### DIRECTIVE
Write each line of the material exactly as given, from the top through the line that contains "const counts = [7, 1, 41, 8, 8, 22, 14];", and omit all pictures.

### PROVIDED RECORDS

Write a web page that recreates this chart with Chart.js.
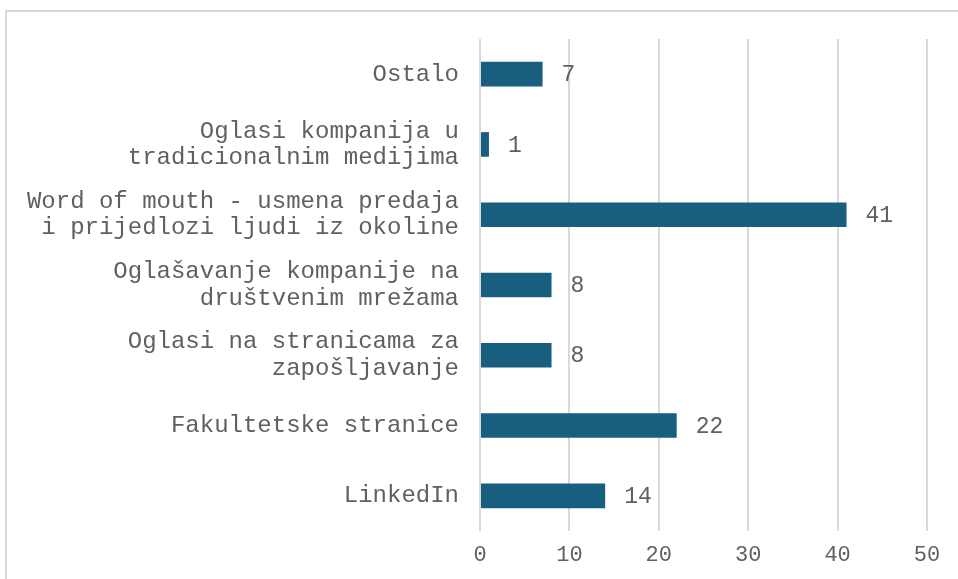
<!DOCTYPE html>
<html>
<head>
<meta charset="utf-8">
<script src="https://cdn.jsdelivr.net/npm/chart.js@4.4.1/dist/chart.umd.min.js"></script>
<style>
    html, body { margin: 0; padding: 0; background: #fff; overflow: hidden; }
    .frame {
        position: absolute; left: 5px; top: 10px;
        width: 970px; height: 590px;
        border: 2px solid #d9d9d9; box-sizing: border-box;
    }
    .wrap { position: absolute; left: 0; top: 0; width: 958px; height: 579px; }
</style>
</head>
<body>
<div class="frame"></div>
<div class="wrap"><canvas id="sourceChart"></canvas></div>
<script>
const categories = [
    'Ostalo',
    ['Oglasi kompanija u', 'tradicionalnim medijima'],
    ['Word of mouth - usmena predaja', 'i prijedlozi ljudi iz okoline'],
    ['Oglašavanje kompanije na', 'društvenim mrežama'],
    ['Oglasi na stranicama za', 'zapošljavanje'],
    'Fakultetske stranice',
    'LinkedIn'
];
const counts = [7, 1, 41, 8, 8, 22, 14];

const chartColors = {
    bar: '#175e7f',
    text: '#606060',
    grid: '#d9d9d9'
};
const fontFamily = '"Liberation Mono", "Courier New", monospace';

// value labels next to each bar
const valueLabels = {
    id: 'valueLabels',
    afterDatasetsDraw(chart) {
        const ctx = chart.ctx;
        const meta = chart.getDatasetMeta(0);
        ctx.save();
        ctx.font = '23px ' + fontFamily;
        ctx.fillStyle = chartColors.text;
        ctx.textAlign = 'left';
        ctx.textBaseline = 'middle';
        meta.data.forEach((bar, i) => {
            ctx.fillText(String(counts[i]), bar.x + 19, bar.y + 1);
        });
        ctx.restore();
    }
};

const ctx = document.getElementById('sourceChart').getContext('2d');
new Chart(ctx, {
    type: 'bar',
    data: {
        labels: categories,
        datasets: [{
            data: counts,
            backgroundColor: chartColors.bar,
            categoryPercentage: 1,
            barPercentage: 0.35
        }]
    },
    options: {
        responsive: true,
        maintainAspectRatio: false,
        animation: false,
        indexAxis: 'y',
        layout: {
            padding: { left: 10, right: 31, top: 39, bottom: 0 }
        },
        plugins: {
            legend: { display: false },
            tooltip: { enabled: false }
        },
        scales: {
            x: {
                min: 0,
                max: 50,
                border: { display: false },
                grid: {
                    color: chartColors.grid,
                    lineWidth: 2,
                    drawTicks: false
                },
                ticks: {
                    stepSize: 10,
                    padding: 13,
                    color: chartColors.text,
                    font: { family: fontFamily, size: 22, lineHeight: 1 }
                }
            },
            y: {
                border: { display: false },
                grid: { display: false },
                afterFit: scale => { scale.width = 470; },
                ticks: {
                    padding: 13,
                    color: chartColors.text,
                    font: { family: fontFamily, size: 24, lineHeight: 1.1 }
                }
            }
        }
    },
    plugins: [valueLabels]
});
</script>
</body>
</html>
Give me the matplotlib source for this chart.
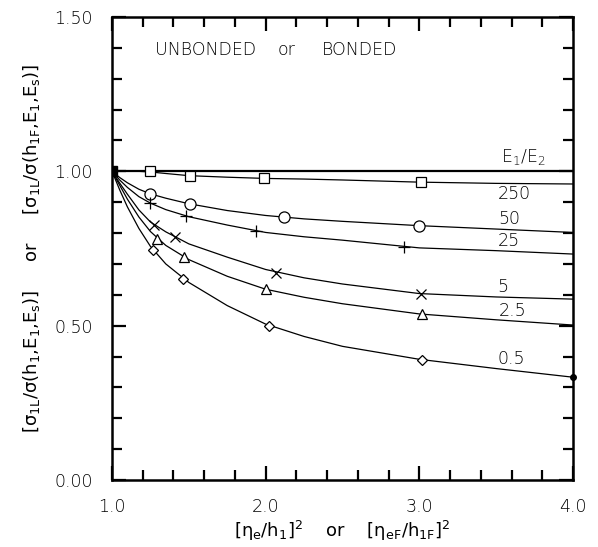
import matplotlib.pyplot as plt
from matplotlib.ticker import MultipleLocator

plt.rcParams['font.family'] = ['DejaVu Sans']
plt.rcParams['font.weight'] = 'light'
plt.rcParams['mathtext.fontset'] = 'custom'
plt.rcParams['mathtext.rm'] = 'DejaVu Sans:light'
plt.rcParams['mathtext.it'] = 'DejaVu Sans:light'
plt.rcParams['mathtext.default'] = 'regular'

# modulus ratios E1/E2
ratios = ['250', '50', '25', '5', '2.5', '0.5']

# curve traces (x = [eta/h]^2)
curve_x = [1.0, 1.05, 1.1, 1.175, 1.25, 1.35, 1.5, 1.75, 2.0, 2.25, 2.5, 3.0, 3.5, 4.0]
curve_250 = [1.0, 1.0, 1.0, 1.0, 0.998, 0.993, 0.986, 0.981, 0.977, 0.975, 0.972, 0.965, 0.961, 0.959]
curve_50 = [1.0, 0.980, 0.963, 0.942, 0.927, 0.913, 0.895, 0.873, 0.857, 0.846, 0.838, 0.824, 0.813, 0.802]
curve_25 = [1.0, 0.972, 0.948, 0.918, 0.897, 0.876, 0.853, 0.826, 0.802, 0.788, 0.777, 0.752, 0.743, 0.732]
curve_5 = [1.0, 0.962, 0.926, 0.875, 0.836, 0.804, 0.765, 0.722, 0.682, 0.655, 0.635, 0.604, 0.593, 0.586]
curve_2p5 = [1.0, 0.955, 0.910, 0.852, 0.805, 0.760, 0.714, 0.660, 0.618, 0.592, 0.571, 0.538, 0.519, 0.502]
curve_0p5 = [1.0, 0.940, 0.885, 0.815, 0.757, 0.700, 0.640, 0.565, 0.505, 0.465, 0.433, 0.391, 0.361, 0.333]

# plotted symbols
pts_250_x = [1.25, 1.51, 1.99, 3.01]
pts_250_y = [1.0, 0.985, 0.977, 0.964]
pts_50_x = [1.25, 1.51, 2.12, 3.0]
pts_50_y = [0.927, 0.894, 0.851, 0.824]
pts_25_x = [1.25, 1.48, 1.94, 2.90]
pts_25_y = [0.898, 0.856, 0.807, 0.755]
pts_5_x = [1.275, 1.41, 2.07, 3.01]
pts_5_y = [0.826, 0.788, 0.670, 0.603]
pts_2p5_x = [1.295, 1.47, 2.0, 3.02]
pts_2p5_y = [0.782, 0.721, 0.618, 0.537]
pts_0p5_x = [1.27, 1.46, 2.02, 3.015]
pts_0p5_y = [0.745, 0.652, 0.500, 0.389]

label_x = [3.62, 3.585, 3.585, 3.546, 3.605, 3.60]
label_y = [0.925, 0.845, 0.775, 0.626, 0.547, 0.392]

curves = [curve_250, curve_50, curve_25, curve_5, curve_2p5, curve_0p5]
points = [(pts_250_x, pts_250_y, 's', 7.5), (pts_50_x, pts_50_y, 'o', 8),
          (pts_25_x, pts_25_y, '+', 9), (pts_5_x, pts_5_y, 'x', 7),
          (pts_2p5_x, pts_2p5_y, '^', 7), (pts_0p5_x, pts_0p5_y, 'D', 5)]

fig = plt.figure(figsize=(5.98, 5.47), dpi=100)
ax = fig.add_axes([0.1873, 0.1225, 0.7709, 0.8464])

ax.plot([1.0, 4.0], [1.0, 1.0], color='black', lw=1.6)
for ys in curves:
    ax.plot(curve_x, ys, color='black', lw=0.9)
for px, py, m, ms in points:
    ax.plot(px, py, linestyle='none', marker=m, markersize=ms,
            markerfacecolor='white', markeredgecolor='black', markeredgewidth=0.9)
ax.plot([1.0], [1.0], marker='s', markersize=7, color='black')
ax.plot([4.0], [curve_0p5[-1]], marker='o', markersize=4, color='black', clip_on=False)

for lbl, lx, ly in zip(ratios, label_x, label_y):
    ax.text(lx, ly, lbl, ha='center', va='center', fontsize=12.5)
ax.text(3.676, 1.047, r'E$_{1}$/E$_{2}$', ha='center', va='center', fontsize=12.5)
ax.text(1.28, 1.393, 'UNBONDED', ha='left', va='center', fontsize=12.5)
ax.text(2.08, 1.393, 'or', ha='left', va='center', fontsize=12.5)
ax.text(2.366, 1.393, 'BONDED', ha='left', va='center', fontsize=12.5)

ax.set_xlim(1.0, 4.0)
ax.set_ylim(0.0, 1.5)
ax.xaxis.set_major_locator(MultipleLocator(1.0))
ax.xaxis.set_minor_locator(MultipleLocator(0.2))
ax.yaxis.set_major_locator(MultipleLocator(0.5))
ax.yaxis.set_minor_locator(MultipleLocator(0.1))
ax.set_xticklabels(['%.1f' % v for v in ax.get_xticks()])
ax.set_yticklabels(['%.2f' % v for v in ax.get_yticks()])
ax.tick_params(which='both', direction='in', top=True, right=True, width=1.6,
               labelsize=12.5)
ax.tick_params(axis='x', pad=13)
ax.tick_params(axis='y', pad=14)
ax.tick_params(which='major', length=10)
ax.tick_params(which='minor', length=7)
for sp in ax.spines.values():
    sp.set_linewidth(1.8)

ax.set_xlabel(r'[η$_{e}$/h$_{1}$]$^{2}$    or    [η$_{eF}$/h$_{1F}$]$^{2}$',
              fontsize=13, labelpad=2)
ax.set_ylabel(r'[σ$_{1L}$/σ(h$_{1}$,E$_{1}$,E$_{s}$)]     or     '
              r'[σ$_{1L}$/σ(h$_{1F}$,E$_{1}$,E$_{s}$)]', fontsize=13, labelpad=9)

fig.savefig('out.png', dpi=100)
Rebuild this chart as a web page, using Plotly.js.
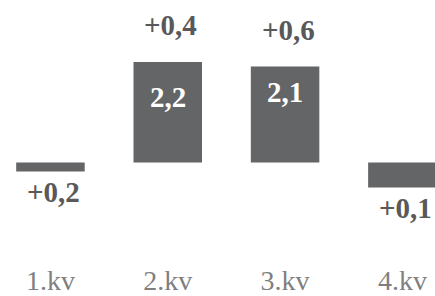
<!DOCTYPE html>
<html><head><meta charset="utf-8">
<script src="https://cdn.plot.ly/plotly-3.0.1.min.js"></script>
<style>html,body{margin:0;padding:0;background:#fff}#c{width:435px;height:296px}</style>
</head><body><div id="c"></div>
<script>
const categories = ["1.kv", "2.kv", "3.kv", "4.kv"];
const values = [-0.2, 2.2, 2.1, -0.55];
const insideLabels = ["", "2,2", "2,1", ""];
const changeLabels = ["+0,2", "+0,4", "+0,6", "+0,1"];

// layout-only offsets for the inside labels (pixels)
const insideShift = [0, -35, -25, 0];
const font = "Liberation Serif, Times New Roman, serif";
const annotations = [];
categories.forEach((c, i) => {
  const v = values[i];
  annotations.push({
    x: i, y: v, xref: 'x', yref: 'y', text: '<b>' + changeLabels[i] + '</b>',
    showarrow: false, yanchor: 'middle', xanchor: 'center',
    xshift: 3, yshift: v >= 0 ? 37 : -20,
    font: {family: font, size: 29, color: '#595959'}
  });
  if (insideLabels[i]) {
    annotations.push({
      x: i, y: v, xref: 'x', yref: 'y', text: '<b>' + insideLabels[i] + '</b>',
      showarrow: false, yanchor: 'middle', xanchor: 'center',
      yshift: insideShift[i],
      font: {family: font, size: 29, color: '#ffffff'}
    });
  }
});

Plotly.newPlot('c', [{
  type: 'bar', x: [0,1,2,3], y: values,
  marker: {color: '#646567'}, hoverinfo: 'none'
}], {
  width: 435, height: 296,
  margin: {l: 0, r: 0, t: 0, b: 35, pad: 0},
  paper_bgcolor: '#fff', plot_bgcolor: '#fff',
  bargap: 0.416, showlegend: false,
  xaxis: {range: [-0.43, 3.278], tickvals: [0,1,2,3], ticktext: categories,
    showgrid: false, zeroline: false, showline: false, ticks: '',
    tickfont: {family: font, size: 28, color: '#7f7f7f'}},
  yaxis: {range: [-2.16, 3.56], visible: false, showgrid: false, zeroline: false},
  annotations: annotations
}, {staticPlot: true, displayModeBar: false});
</script></body></html>
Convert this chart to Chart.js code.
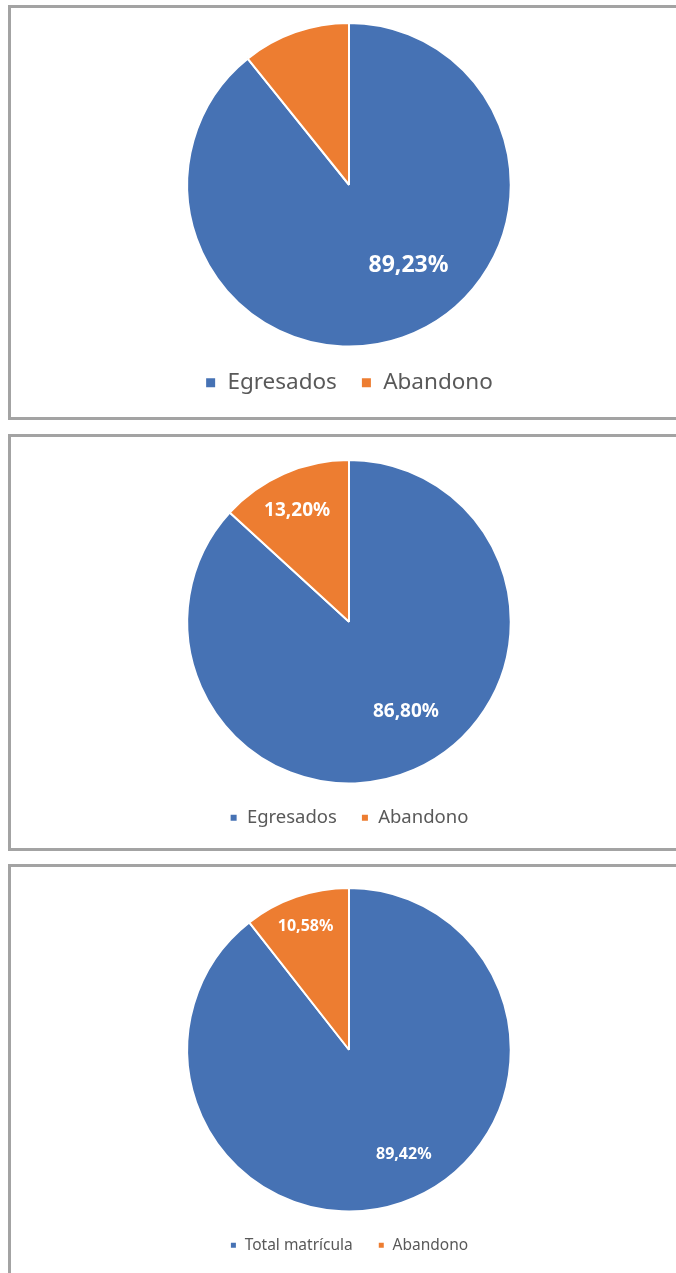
<!DOCTYPE html>
<html>
<head>
<meta charset="utf-8">
<script src="https://cdn.jsdelivr.net/npm/chart.js@4/dist/chart.umd.min.js"></script>
<style>
  html, body { margin: 0; padding: 0; background: #fff; width: 676px; height: 1273px; overflow: hidden; position: relative; }
  .box { position: absolute; left: 8px; width: 676px; border: 3px solid #a3a3a3; background: #fff; }
  .box canvas { display: block; }
</style>
</head>
<body>
<div class="box" id="b1" style="top:5px;height:409px;"><canvas id="c1"></canvas></div>
<div class="box" id="b2" style="top:434px;height:411px;"><canvas id="c2"></canvas></div>
<div class="box" id="b3" style="top:864px;height:409px;"><canvas id="c3"></canvas></div>
<script>
// ---- Data ----
const labels1 = ["Egresados", "Abandono"];
const values1 = [89.23, 10.77];
const showLabel1 = [true, false];

const labels2 = ["Egresados", "Abandono"];
const values2 = [86.80, 13.20];
const showLabel2 = [true, true];

const labels3 = ["Total matrícula", "Abandono"];
const values3 = [89.42, 10.58];
const showLabel3 = [true, true];

const colors = ["#4672B4", "#ED7D31"];

// ---- Inline data-label plugin ----
const pieLabels = {
  id: 'pieLabels',
  afterDatasetsDraw(chart, args, opts) {
    const ctx = chart.ctx;
    const ds = chart.data.datasets[0];
    const meta = chart.getDatasetMeta(0);
    meta.data.forEach((arc, i) => {
      if (!opts.show[i]) return;
      const p = arc.getProps(['x', 'y', 'startAngle', 'endAngle', 'outerRadius'], true);
      const mid = (p.startAngle + p.endAngle) / 2 + (opts.shift[i] * Math.PI / 180);
      const r = p.outerRadius * opts.factor[i];
      const x = p.x + Math.cos(mid) * r;
      const y = p.y + Math.sin(mid) * r;
      ctx.save();
      ctx.font = 'bold ' + opts.size + 'px "Noto Sans", sans-serif';
      ctx.fillStyle = '#ffffff';
      ctx.textAlign = 'center';
      ctx.textBaseline = 'middle';
      ctx.fillText(ds.data[i].toFixed(2).replace('.', ',') + '%', x, y);
      ctx.restore();
    });
  }
};

function makePie(id, h, labels, values, show, cfg) {
  const canvas = document.getElementById(id);
  canvas.style.width = '676px';
  canvas.style.height = h + 'px';
  canvas.width = 676; canvas.height = h;
  new Chart(canvas, {
    type: 'pie',
    data: {
      labels: labels,
      datasets: [{
        data: values,
        backgroundColor: colors,
        borderColor: '#ffffff',
        borderWidth: 2
      }]
    },
    plugins: [pieLabels],
    options: {
      responsive: false,
      animation: false,
      layout: { padding: { top: cfg.padTop, bottom: cfg.padBottom, left: 0, right: 0 } },
      plugins: {
        tooltip: { enabled: false },
        legend: {
          position: 'bottom',
          labels: {
            color: '#595959',
            font: { family: '"Noto Sans", sans-serif', size: cfg.legendSize },
            boxWidth: cfg.box,
            boxHeight: cfg.box,
            padding: cfg.legendPad
          }
        },
        pieLabels: {
          show: show,
          size: cfg.labelSize,
          shift: cfg.shift,
          factor: cfg.factor
        }
      }
    }
  });
}

makePie('c1', 409, labels1, values1, showLabel1,
  { padTop: 14, padBottom: 13, legendSize: 22.5, box: 11, legendPad: 24, labelSize: 23, shift: [-17, 0], factor: [0.62, 0.7] });
makePie('c2', 411, labels2, values2, showLabel2,
  { padTop: 22, padBottom: 11, legendSize: 18.5, box: 8, legendPad: 24, labelSize: 19, shift: [-8.5, -1.2], factor: [0.66, 0.76] });
makePie('c3', 409, labels3, values3, showLabel3,
  { padTop: 20, padBottom: 13, legendSize: 15.5, box: 7, legendPad: 25, labelSize: 16, shift: [-8.6, -0.3], factor: [0.73, 0.81] });
</script>
</body>
</html>
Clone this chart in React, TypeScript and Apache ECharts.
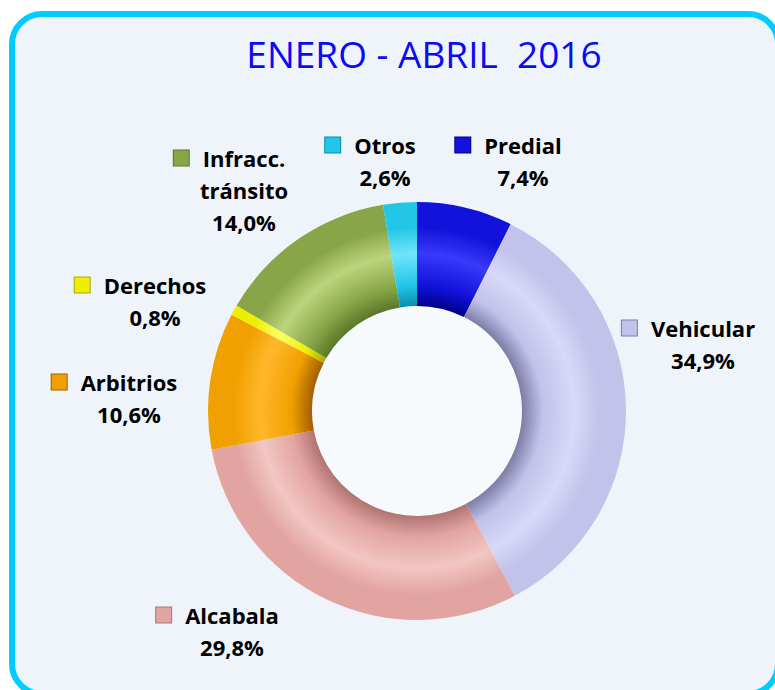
import React, { useEffect, useRef } from "react";
import * as echarts from "echarts";

const TITLE = "ENERO - ABRIL  2016";
const CATEGORIES = ["Predial", "Vehicular", "Alcabala", "Arbitrios", "Derechos", "Infracc. tránsito", "Otros"];
const VALUES = [7.4, 34.9, 29.8, 10.6, 0.8, 14.0, 2.6];

// styling: [mid, light, dark]
const COLORS: string[][] = [
  ["#1212DC", "#3A3AFA", "#00008C"],
  ["#C2C2EA", "#D8D8F8", "#7C7CA4"],
  ["#E2A4A0", "#F2C6C2", "#B07472"],
  ["#F0A000", "#FFB82A", "#A45E00"],
  ["#EEEE00", "#FFFF66", "#AAAA00"],
  ["#88A648", "#BCD47C", "#5A7828"],
  ["#22C6E6", "#70E4FC", "#0A8EAE"],
];
// label block centres (layout)
const LABEL_POS: number[][] = [
  [523, 161],
  [703, 344],
  [232, 631],
  [129, 398],
  [155, 301],
  [244, 190],
  [385, 161],
];

const CX = 417;
const CY = 411;
const R_IN = 105;
const R_OUT = 209;

export default function App() {
  const ref = useRef<HTMLDivElement>(null);
  useEffect(() => {
    if (!ref.current) return;
    const chart = echarts.init(ref.current, null, { renderer: "svg" });
    const fontFamily = "'Open Sans', 'Noto Sans', sans-serif";
    const inner = R_IN / R_OUT;
    const data = CATEGORIES.map((name, i) => {
      const [mid, light, dark] = COLORS[i];
      return {
        name,
        value: VALUES[i],
        itemStyle: {
          color: {
            type: "radial",
            x: CX,
            y: CY,
            r: R_OUT,
            global: true,
            colorStops: [
              { offset: 0, color: dark },
              { offset: inner, color: dark },
              { offset: inner + 0.1, color: mid },
              { offset: inner + 0.25, color: light },
              { offset: 0.88, color: mid },
              { offset: 1, color: mid },
            ],
          },
        },
        label: {
          rich: {
            m: {
              width: 15,
              height: 15,
              backgroundColor: mid,
              borderColor: dark,
              borderWidth: 1,
            },
          },
        },
      };
    });

    const fmtPct = (v: number) => v.toFixed(1).replace(".", ",") + "%";

    chart.setOption({
      animation: false,
      backgroundColor: "#ffffff",
      graphic: [
        {
          type: "rect",
          z: -10,
          shape: { x: 12, y: 14, width: 766, height: 680, r: 30 },
          style: { fill: "#EEF4F9", stroke: "#00CCFF", lineWidth: 6 },
        },
        {
          type: "circle",
          z: -5,
          shape: { cx: CX, cy: CY, r: R_IN },
          style: { fill: "#F7FAFC" },
        },
        {
          type: "text",
          z: 10,
          x: 424,
          y: 53,
          style: {
            text: TITLE,
            fill: "#0A0AF5",
            font: "37px 'Open Sans', 'Noto Sans', sans-serif",
            textAlign: "center",
            textVerticalAlign: "middle",
          },
        },
      ],
      series: [
        {
          type: "pie",
          center: [CX, CY],
          radius: [R_IN, R_OUT],
          startAngle: 90,
          clockwise: true,
          avoidLabelOverlap: false,
          itemStyle: { borderWidth: 0 },
          emphasis: { disabled: true },
          labelLine: { show: false },
          label: {
            show: true,
            position: "outside",
            align: "center",
            formatter: (p: any) => {
              const parts = String(p.name).split(" ");
              const first = parts[0];
              const rest = parts.slice(1);
              let s = `{m|}{g|}{n|${first}}{r|}`;
              rest.forEach((w) => {
                s += `\n{n|${w}}`;
              });
              s += `\n{n|${fmtPct(p.value)}}`;
              return s;
            },
            rich: {
              n: {
                fontFamily,
                fontWeight: "bold",
                fontSize: 22,
                lineHeight: 32,
                color: "#000000",
              },
              g: { width: 14, height: 15 },
              r: { width: 29, height: 15 },
            },
          },
          labelLayout: (params: any) => {
            const pos = LABEL_POS[params.dataIndex];
            return { x: pos[0], y: pos[1], align: "center", verticalAlign: "middle", hideOverlap: false };
          },
          data,
        },
      ],
    });
    return () => chart.dispose();
  }, []);
  return (
    <div
      ref={ref}
      style={{ position: "fixed", left: 0, top: 0, width: 775, height: 690 }}
    />
  );
}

### TASK RESPONSE
Write a web page that recreates this chart with Chart.js.
<!DOCTYPE html>
<html>
<head>
<meta charset="utf-8">
<script src="https://cdn.jsdelivr.net/npm/chart.js@4.4.1/dist/chart.umd.min.js"></script>
<style>
    html, body { margin: 0; padding: 0; background: #fff; overflow: hidden; }
    .frame {
        position: absolute; left: 5px; top: 10px;
        width: 970px; height: 590px;
        border: 2px solid #d9d9d9; box-sizing: border-box;
    }
    .wrap { position: absolute; left: 0; top: 0; width: 958px; height: 579px; }
</style>
</head>
<body>
<div class="frame"></div>
<div class="wrap"><canvas id="sourceChart"></canvas></div>
<script>
const categories = [
    'Ostalo',
    ['Oglasi kompanija u', 'tradicionalnim medijima'],
    ['Word of mouth - usmena predaja', 'i prijedlozi ljudi iz okoline'],
    ['Oglašavanje kompanije na', 'društvenim mrežama'],
    ['Oglasi na stranicama za', 'zapošljavanje'],
    'Fakultetske stranice',
    'LinkedIn'
];
const counts = [7, 1, 41, 8, 8, 22, 14];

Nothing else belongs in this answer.